Ketidakadilan berdimensi politik ini paralel dengan ketimpangan di dunia ekonomi dan kesadaran yang terluka di dunia kebudayaan. Negara-negara kaya (diantaranya yang baru saja bersidang di KTT G8) di hadapan negara-negara miskin tidak ubahnya tuan di era pra feodalisme di hadapan budak-budaknya. Hutang berbunga yang mereka berikan menjadi beban yang terus semakin berat dalam pikulan negara-negara miskin itu. Badan-badan keuangan dunia, tak pelak, lebih membela kepentingan negara-negara pemberi hutang ketimbang negara-negara penghutang. Pil pahit resep IMF yang ditelan Indonesia selama krisis sejak 1998 adalah bukti terdekat yang tak terbantah.

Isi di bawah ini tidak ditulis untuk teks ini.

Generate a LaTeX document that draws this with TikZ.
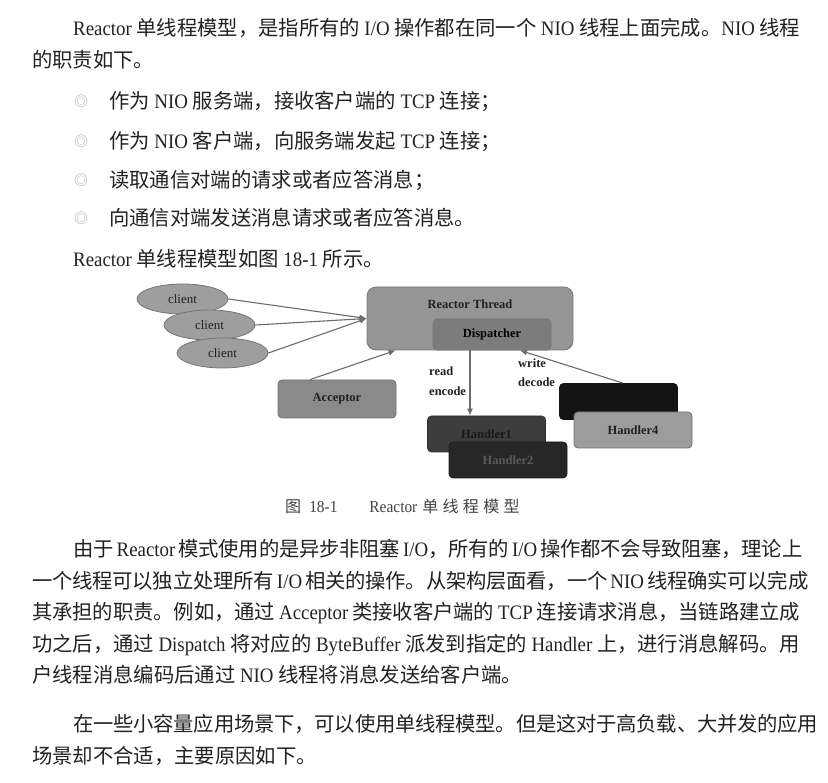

Sementara di ranah kebudayaan ada kesadaran dengan luka menganga yang ditinggalkan oleh laju globalisasi dengan episode utama bertema konsumerisme. Setiap hari kita dibombardir oleh iklan-iklan: mobil baru, hand phone baru, komputer baru, baju baru, kaca mata baru, celana dalam baru. Masyarakat dijejali mimpi tentang hidup yang penuh kemewahan (sebagaimana tema banyak sinetron di Indonesia) di tengah kenyataan keseharian yang dibelit dengan kesusahan dan penderitaan: BBM langka, gizi buruk, sekolah sulit dan seterusnya. Ada luka yang ditinggalkannya. Setiap hari ini menghempaskan milyaran penduduk bumi ke pinggir sejarah dengan hidup keseharian yang mengenaskan. Ia menciptakan barisan orang 'sakit hati' yang terus bertambah.

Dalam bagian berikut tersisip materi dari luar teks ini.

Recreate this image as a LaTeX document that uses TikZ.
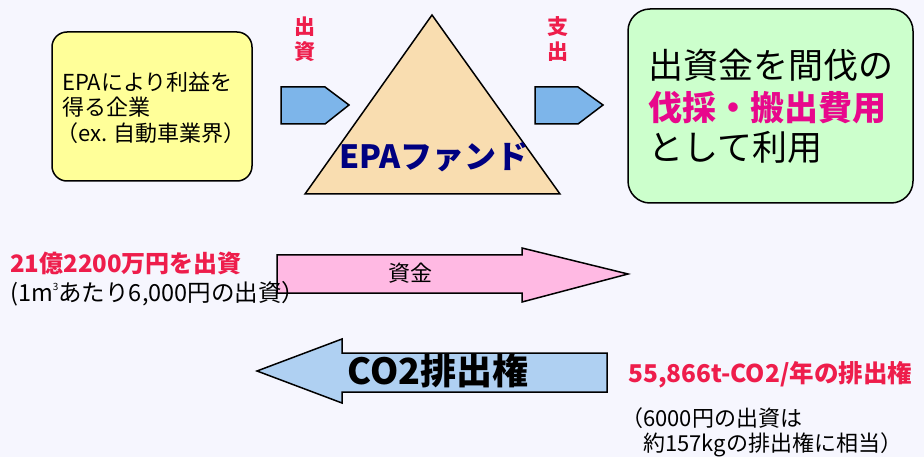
\documentclass[tikz,border=0pt]{standalone}
\usepackage{fontspec}
\setmainfont{Noto Sans CJK JP}
\setsansfont{Noto Sans CJK JP}
\definecolor{bgc}{HTML}{F6F6FE}
\definecolor{yellowbox}{HTML}{FFFF99}
\definecolor{wheatc}{HTML}{F9DDB0}
\definecolor{pentblue}{HTML}{7DB5EA}
\definecolor{greenbox}{HTML}{CCFFCC}
\definecolor{pinkc}{HTML}{FFB9E3}
\definecolor{lightblue}{HTML}{AFD0F2}
\definecolor{redtxt}{HTML}{EE1D4B}
\definecolor{magtxt}{HTML}{E8088C}
\definecolor{navytxt}{HTML}{000080}
\begin{document}
\begin{tikzpicture}[x=1pt,y=-1pt,
  shapeline/.style={draw=black,line width=1.5pt,line join=miter},
  txt/.style={inner sep=0pt,anchor=west},
  ctxt/.style={inner sep=0pt,anchor=center},
  fs/.style={font=\fontsize{#1}{#1}\selectfont},
  bfs/.style={font=\bfseries\fontsize{#1}{#1}\selectfont}]
\fill[bgc] (0,0) rectangle (924,457);
\useasboundingbox (0,0) rectangle (924,457);
% yellow box
\draw[shapeline,fill=yellowbox,rounded corners=15pt] (52,32) rectangle (252,181);
\node[txt,fs=22] (y1) at (62,82) {EPAにより利益を};
\node[txt,fs=22] (y2) at (62,107) {得る企業};
\node[txt,fs=22] (y3) at (56,133) {（ex. 自動車業界）};
% triangle
\draw[shapeline,fill=wheatc] (432,15) -- (305,194) -- (560,194) -- cycle;
\node[ctxt,bfs=32,text=navytxt] (fund) at (434,157) {EPAファンド};
% pentagons
\draw[shapeline,fill=pentblue] (281,87) -- (325,87) -- (349,105) -- (325,124) -- (281,124) -- cycle;
\draw[shapeline,fill=pentblue] (535,87) -- (578,87) -- (603,105) -- (578,124) -- (535,124) -- cycle;
\node[ctxt,bfs=21,text=redtxt] (s1) at (305,27) {出};
\node[ctxt,bfs=21,text=redtxt] (s2) at (305,52) {資};
\node[ctxt,bfs=21,text=redtxt] (t1) at (558,27) {支};
\node[ctxt,bfs=21,text=redtxt] (t2) at (558,52) {出};
% green box
\draw[shapeline,fill=greenbox,rounded corners=22pt] (628,9) rectangle (913,203);
\node[txt,fs=35] (g1) at (648,65) {出資金を間伐の};
\node[txt,bfs=34,text=magtxt] (g2) at (648,108) {伐採・搬出費用};
\node[txt,fs=35] (g3) at (648,147) {として利用};
% pink arrow
\draw[shapeline,fill=pinkc] (277,255) -- (522,255) -- (522,248) -- (628,274) -- (522,302) -- (522,293) -- (277,293) -- cycle;
\node[ctxt,fs=22] (shikin) at (410,273) {資金};
\node[txt,bfs=24,text=redtxt] (l1) at (10,263) {21億2200万円を出資};
\node[txt,fs=23.5] (l2) at (10,294) {(1m\raisebox{0.9ex}{\fontsize{10}{10}\selectfont 3}あたり6,000円の出資）};
% blue arrow
\draw[shapeline,fill=lightblue] (257,371) -- (342,339) -- (342,353) -- (607,353) -- (607,392) -- (342,392) -- (342,403) -- cycle;
\node[ctxt,bfs=36] (co2) at (438,371) {CO2排出権};
% right texts
\node[txt,bfs=24.5,text=redtxt] (r1) at (628,375) {55,866t-CO2/年の排出権};
\node[txt,fs=22] (r2) at (621,418) {（6000円の出資は};
\node[txt,fs=22] (r3) at (621,445) {　約157kgの排出権に相当）};
\end{tikzpicture}
\end{document}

Apa jadinya kemudian?. Arus balik. Alam bawah sadar 'orang-orang kalah' ini seolah memanggil-manggil, "kalau mereka bisa menimpakan penderitaan kepada kita, kenapa kita tidak bisa berbuat yang sama kepada mereka?". Ideologi kemudian datang mematangkan bahan mentah ini, meciptakan alam imajinernya, menguatkan jaringannya, mengidentifikasi siapa lawan siapa kawan, mengajari bagaimana membikin bom dan seterusnya. Segalanya kemudian menjadi wajar. Kematian justru dirindukan. Ketika api bertemu api, yang menjadi korban tidak hanya yang mengobarkannya, tetapi juga orang-orang di sekelilingnya.

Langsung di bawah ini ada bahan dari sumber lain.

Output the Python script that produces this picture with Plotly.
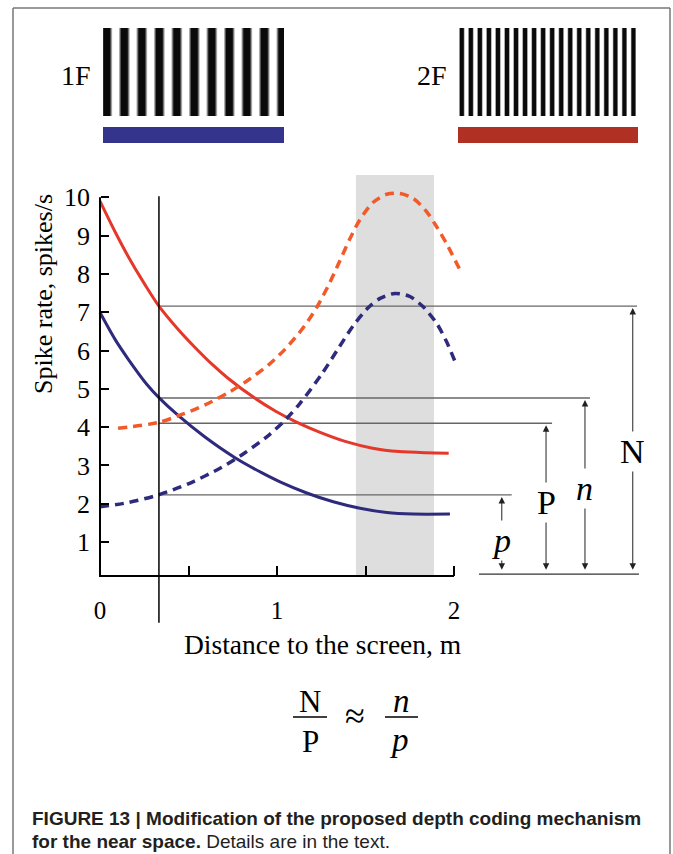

Kelihatannya, lakon ini dalam tahun-tahun ke depan ini belum akan usai. Negara-negara besar: Amerika, Inggris, Perancis, Spanyol dan lain-lain, semakin meneguhkan tekad untuk memerangi 'makhluk halus' yang mereka sebut dengan terorisme. Bisa dipastikan sebagai akibatnya, ledakan demi ledakan bom belum akan selesai juga. Segera setelah ledakan-ledakan di London, pihak keamanan Perancis memperketat penjagaan di stasiun-stasiun kereta api, begitu juga di Amerika. Logika awam mengatakan, kalau sekarang ledakan terjadi di London, boleh jadi besok terjadi di Paris atau di tempat lain. Berapa air mata lagi yang harus tumpah dari lingkaran setan yang tidak habisnya ini?.